= Written exercise =
Print, word for word, the opening line of the data below and every line after it through the line that contains "ax.spines[s].set_linewidth(1.3)", but not the pictures.

━━━ Data to process

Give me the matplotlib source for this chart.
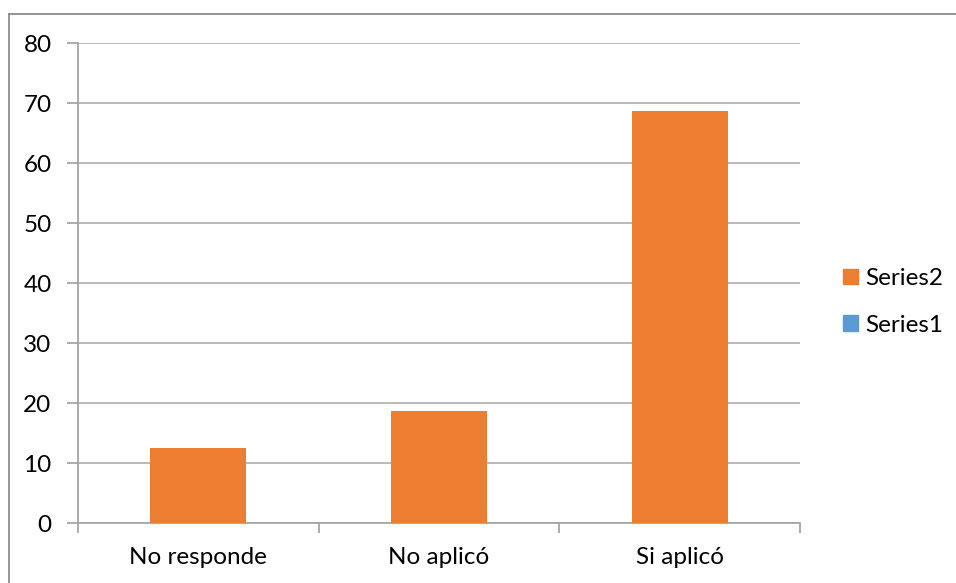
import matplotlib.pyplot as plt
import numpy as np
from matplotlib.lines import Line2D
from matplotlib.patches import Patch

# Data
categories = ['No responde', 'No aplicó', 'Si aplicó']
series1 = [0, 0, 0]
series2 = [12.5, 18.75, 68.75]

plt.rcParams['font.family'] = ['Lato', 'DejaVu Sans']

fig = plt.figure(figsize=(9.56, 5.83), dpi=100)
W, H = 956, 583
ax = fig.add_axes([78 / W, 1 - 523 / H, (800 - 78) / W, (523 - 43) / H])

axis_col = '#a6a6a6'
grid_col = '#b3b3b3'
blue = '#5b9bd5'
orange = '#ed7d31'
fs = 17.5

x = np.arange(len(categories))
ax.bar(x, series1, width=0.4, color=blue, zorder=3)
ax.bar(x, series2, width=0.4, bottom=series1, color=orange, zorder=3)

ax.set_xlim(-0.5, len(categories) - 0.5)
ax.set_ylim(0, 80)
ax.set_yticks(range(0, 81, 10))
ax.yaxis.grid(True, color=grid_col, linewidth=1.3, zorder=0)
ax.set_axisbelow(True)

for s in ['top', 'right']:
    ax.spines[s].set_visible(False)
for s in ['left', 'bottom']:
    ax.spines[s].set_color(axis_col)
    ax.spines[s].set_linewidth(1.3)

ax.tick_params(axis='y', length=8, width=1.3, color=axis_col, labelsize=fs, pad=11)
ax.set_xticks(x)
ax.set_xticklabels(categories)
ax.tick_params(axis='x', which='major', length=0, labelsize=fs, pad=17)
ax.set_xticks(np.arange(-0.5, len(categories), 1.0), minor=True)
ax.tick_params(axis='x', which='minor', length=7, width=1.3, color=axis_col)

# Legend (Series2 listed first, as in a stacked column chart)
handles = [Patch(color=orange), Patch(color=blue)]
fig.legend(handles, ['Series2', 'Series1'], loc='center left',
           bbox_to_anchor=(843 / W, 1 - 302 / H), frameon=False,
           borderpad=0, borderaxespad=0,
           fontsize=fs, handlelength=0.6, handleheight=0.6,
           handletextpad=0.3, labelspacing=1.05)

# Chart area border
fig.add_artist(Line2D([8.5 / W, 8.5 / W], [0, 1 - 13.5 / H], color='#8c8c8c', linewidth=1.3))
fig.add_artist(Line2D([8.5 / W, 1], [1 - 13.5 / H, 1 - 13.5 / H], color='#8c8c8c', linewidth=1.3))

fig.savefig('out.png', dpi=100)
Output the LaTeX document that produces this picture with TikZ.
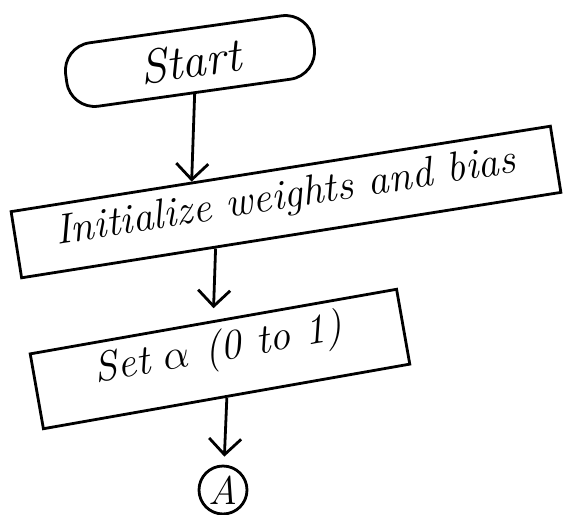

━━━━━━

= Task response =
Give me the matplotlib source for this chart.
import matplotlib.pyplot as plt
import numpy as np
from matplotlib.lines import Line2D
from matplotlib.patches import Patch

# Data
categories = ['No responde', 'No aplicó', 'Si aplicó']
series1 = [0, 0, 0]
series2 = [12.5, 18.75, 68.75]

plt.rcParams['font.family'] = ['Lato', 'DejaVu Sans']

fig = plt.figure(figsize=(9.56, 5.83), dpi=100)
W, H = 956, 583
ax = fig.add_axes([78 / W, 1 - 523 / H, (800 - 78) / W, (523 - 43) / H])

axis_col = '#a6a6a6'
grid_col = '#b3b3b3'
blue = '#5b9bd5'
orange = '#ed7d31'
fs = 17.5

x = np.arange(len(categories))
ax.bar(x, series1, width=0.4, color=blue, zorder=3)
ax.bar(x, series2, width=0.4, bottom=series1, color=orange, zorder=3)

ax.set_xlim(-0.5, len(categories) - 0.5)
ax.set_ylim(0, 80)
ax.set_yticks(range(0, 81, 10))
ax.yaxis.grid(True, color=grid_col, linewidth=1.3, zorder=0)
ax.set_axisbelow(True)

for s in ['top', 'right']:
    ax.spines[s].set_visible(False)
for s in ['left', 'bottom']:
    ax.spines[s].set_color(axis_col)
    ax.spines[s].set_linewidth(1.3)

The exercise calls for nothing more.